- _Task to carry out_
Extract the lines of the material below, beginning with the first and ending with the line that holds "Yellow(ExpDate: 14/09/2010), 0.01". Skip every picture.

- _Data block_
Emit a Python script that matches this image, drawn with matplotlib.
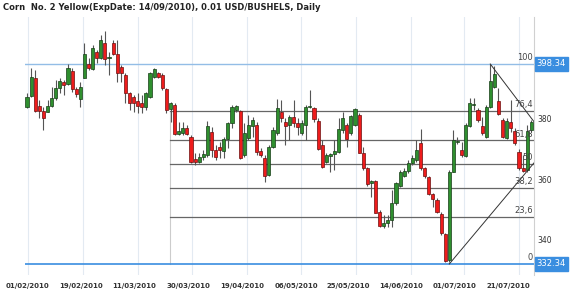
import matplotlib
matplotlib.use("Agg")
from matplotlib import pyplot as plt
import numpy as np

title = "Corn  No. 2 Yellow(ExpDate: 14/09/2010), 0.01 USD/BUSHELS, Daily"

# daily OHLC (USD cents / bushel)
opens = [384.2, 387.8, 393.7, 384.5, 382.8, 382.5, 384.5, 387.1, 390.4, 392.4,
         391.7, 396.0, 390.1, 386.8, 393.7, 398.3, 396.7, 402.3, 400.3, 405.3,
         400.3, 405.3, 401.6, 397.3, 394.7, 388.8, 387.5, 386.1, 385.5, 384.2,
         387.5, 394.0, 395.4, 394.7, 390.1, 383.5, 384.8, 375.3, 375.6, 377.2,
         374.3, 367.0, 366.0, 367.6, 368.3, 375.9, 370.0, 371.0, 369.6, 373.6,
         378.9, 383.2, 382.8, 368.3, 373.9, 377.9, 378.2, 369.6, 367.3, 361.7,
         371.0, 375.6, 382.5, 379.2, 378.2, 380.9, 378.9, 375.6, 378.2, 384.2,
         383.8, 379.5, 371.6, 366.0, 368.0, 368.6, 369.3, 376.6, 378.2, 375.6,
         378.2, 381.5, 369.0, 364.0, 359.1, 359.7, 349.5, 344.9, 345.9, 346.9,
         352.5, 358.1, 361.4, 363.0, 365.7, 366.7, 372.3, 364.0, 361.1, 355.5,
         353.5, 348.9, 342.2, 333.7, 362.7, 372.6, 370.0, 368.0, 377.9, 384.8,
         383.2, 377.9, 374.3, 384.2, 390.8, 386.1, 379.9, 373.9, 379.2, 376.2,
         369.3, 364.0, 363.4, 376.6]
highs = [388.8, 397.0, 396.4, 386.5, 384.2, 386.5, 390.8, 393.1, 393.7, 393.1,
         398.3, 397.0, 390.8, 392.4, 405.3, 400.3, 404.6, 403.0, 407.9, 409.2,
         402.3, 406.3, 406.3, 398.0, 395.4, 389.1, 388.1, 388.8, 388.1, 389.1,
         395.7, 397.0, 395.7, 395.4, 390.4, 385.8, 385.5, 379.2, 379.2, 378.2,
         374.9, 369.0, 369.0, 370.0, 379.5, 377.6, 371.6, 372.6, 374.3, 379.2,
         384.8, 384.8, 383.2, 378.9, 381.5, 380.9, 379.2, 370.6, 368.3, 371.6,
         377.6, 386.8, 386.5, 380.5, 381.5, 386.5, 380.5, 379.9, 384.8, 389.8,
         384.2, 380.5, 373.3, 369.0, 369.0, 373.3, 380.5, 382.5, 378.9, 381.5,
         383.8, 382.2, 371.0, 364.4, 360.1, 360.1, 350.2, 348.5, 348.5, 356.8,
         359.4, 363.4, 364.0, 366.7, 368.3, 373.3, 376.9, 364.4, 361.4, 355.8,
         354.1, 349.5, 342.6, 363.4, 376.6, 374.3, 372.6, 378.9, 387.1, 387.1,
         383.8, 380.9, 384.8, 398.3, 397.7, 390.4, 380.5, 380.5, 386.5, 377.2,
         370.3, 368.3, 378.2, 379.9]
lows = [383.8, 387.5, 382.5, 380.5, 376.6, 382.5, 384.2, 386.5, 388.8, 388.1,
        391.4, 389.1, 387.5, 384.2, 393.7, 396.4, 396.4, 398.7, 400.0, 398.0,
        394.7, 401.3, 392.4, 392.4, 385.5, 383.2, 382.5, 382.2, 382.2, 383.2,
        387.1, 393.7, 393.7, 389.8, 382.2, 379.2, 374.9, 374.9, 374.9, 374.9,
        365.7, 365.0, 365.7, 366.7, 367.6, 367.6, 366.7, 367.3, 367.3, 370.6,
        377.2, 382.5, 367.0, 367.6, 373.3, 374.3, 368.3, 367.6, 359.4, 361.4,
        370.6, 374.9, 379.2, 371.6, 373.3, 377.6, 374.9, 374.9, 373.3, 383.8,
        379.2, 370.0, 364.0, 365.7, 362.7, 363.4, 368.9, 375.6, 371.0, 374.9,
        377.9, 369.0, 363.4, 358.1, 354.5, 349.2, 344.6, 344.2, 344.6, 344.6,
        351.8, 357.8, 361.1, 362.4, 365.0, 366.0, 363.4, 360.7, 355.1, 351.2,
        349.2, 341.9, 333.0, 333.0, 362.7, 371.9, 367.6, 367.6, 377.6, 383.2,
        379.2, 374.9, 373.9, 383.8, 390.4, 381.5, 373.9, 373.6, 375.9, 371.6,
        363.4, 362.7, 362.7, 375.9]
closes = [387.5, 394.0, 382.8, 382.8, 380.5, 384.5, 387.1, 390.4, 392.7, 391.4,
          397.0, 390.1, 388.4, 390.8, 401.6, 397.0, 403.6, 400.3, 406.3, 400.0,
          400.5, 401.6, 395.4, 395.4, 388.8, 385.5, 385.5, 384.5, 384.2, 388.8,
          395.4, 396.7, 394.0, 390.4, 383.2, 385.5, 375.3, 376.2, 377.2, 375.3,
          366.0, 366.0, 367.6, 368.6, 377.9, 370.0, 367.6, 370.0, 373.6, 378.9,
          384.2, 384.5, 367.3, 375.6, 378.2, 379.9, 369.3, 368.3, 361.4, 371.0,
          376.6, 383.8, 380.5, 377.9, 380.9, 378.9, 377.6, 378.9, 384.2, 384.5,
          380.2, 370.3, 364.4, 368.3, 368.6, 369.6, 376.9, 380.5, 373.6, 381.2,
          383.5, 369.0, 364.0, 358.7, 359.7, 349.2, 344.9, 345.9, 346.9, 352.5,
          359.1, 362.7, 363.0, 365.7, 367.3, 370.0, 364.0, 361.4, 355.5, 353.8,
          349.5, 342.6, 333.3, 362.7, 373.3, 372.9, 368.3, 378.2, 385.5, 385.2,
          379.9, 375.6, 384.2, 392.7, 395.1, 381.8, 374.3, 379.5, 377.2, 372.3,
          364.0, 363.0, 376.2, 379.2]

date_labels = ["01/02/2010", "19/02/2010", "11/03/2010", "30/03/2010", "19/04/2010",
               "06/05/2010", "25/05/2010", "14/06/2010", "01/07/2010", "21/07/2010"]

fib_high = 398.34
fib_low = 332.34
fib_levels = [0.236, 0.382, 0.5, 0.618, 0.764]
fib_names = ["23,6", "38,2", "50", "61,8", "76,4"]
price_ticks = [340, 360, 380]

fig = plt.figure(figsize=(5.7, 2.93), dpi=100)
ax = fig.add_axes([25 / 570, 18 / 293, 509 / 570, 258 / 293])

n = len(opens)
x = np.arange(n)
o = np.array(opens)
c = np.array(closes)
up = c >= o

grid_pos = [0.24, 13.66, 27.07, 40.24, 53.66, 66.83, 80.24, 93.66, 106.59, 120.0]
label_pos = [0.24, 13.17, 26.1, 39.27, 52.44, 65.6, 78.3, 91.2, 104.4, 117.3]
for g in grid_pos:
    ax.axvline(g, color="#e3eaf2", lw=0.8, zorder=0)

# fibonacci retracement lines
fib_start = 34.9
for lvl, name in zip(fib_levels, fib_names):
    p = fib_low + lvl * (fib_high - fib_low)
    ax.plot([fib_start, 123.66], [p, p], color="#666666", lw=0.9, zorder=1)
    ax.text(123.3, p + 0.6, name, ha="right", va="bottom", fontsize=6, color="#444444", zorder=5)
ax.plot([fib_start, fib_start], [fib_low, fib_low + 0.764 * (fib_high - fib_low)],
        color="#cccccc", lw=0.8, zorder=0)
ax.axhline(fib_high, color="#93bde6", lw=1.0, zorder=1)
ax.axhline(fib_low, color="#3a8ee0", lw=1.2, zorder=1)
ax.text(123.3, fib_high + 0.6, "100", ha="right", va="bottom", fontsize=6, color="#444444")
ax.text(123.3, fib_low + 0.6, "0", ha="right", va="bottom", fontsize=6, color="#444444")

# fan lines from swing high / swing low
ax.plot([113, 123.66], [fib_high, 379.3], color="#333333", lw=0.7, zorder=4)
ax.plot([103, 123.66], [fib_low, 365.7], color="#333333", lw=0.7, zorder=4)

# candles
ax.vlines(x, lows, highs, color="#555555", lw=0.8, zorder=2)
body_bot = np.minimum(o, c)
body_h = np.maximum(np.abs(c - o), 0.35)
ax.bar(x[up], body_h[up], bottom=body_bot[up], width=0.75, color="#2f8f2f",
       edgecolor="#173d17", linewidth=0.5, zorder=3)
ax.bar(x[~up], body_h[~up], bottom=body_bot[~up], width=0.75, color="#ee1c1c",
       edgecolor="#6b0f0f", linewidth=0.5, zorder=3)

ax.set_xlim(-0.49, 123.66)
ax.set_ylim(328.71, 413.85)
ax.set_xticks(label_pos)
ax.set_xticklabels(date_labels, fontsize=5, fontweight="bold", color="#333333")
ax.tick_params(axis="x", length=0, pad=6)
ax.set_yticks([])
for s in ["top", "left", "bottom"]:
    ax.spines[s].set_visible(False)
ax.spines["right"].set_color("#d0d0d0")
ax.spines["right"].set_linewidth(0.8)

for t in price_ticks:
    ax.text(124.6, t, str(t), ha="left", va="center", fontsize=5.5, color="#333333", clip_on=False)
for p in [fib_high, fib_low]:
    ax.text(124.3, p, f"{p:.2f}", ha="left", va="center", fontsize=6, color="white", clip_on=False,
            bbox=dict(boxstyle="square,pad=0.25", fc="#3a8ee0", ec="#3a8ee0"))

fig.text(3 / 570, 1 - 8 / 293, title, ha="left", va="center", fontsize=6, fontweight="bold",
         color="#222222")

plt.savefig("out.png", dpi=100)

- _Exercise output_
Emit a Python script that matches this image, drawn with matplotlib.
import matplotlib
matplotlib.use("Agg")
from matplotlib import pyplot as plt
import numpy as np

title = "Corn  No. 2 Yellow(ExpDate: 14/09/2010), 0.01 USD/BUSHELS, Daily"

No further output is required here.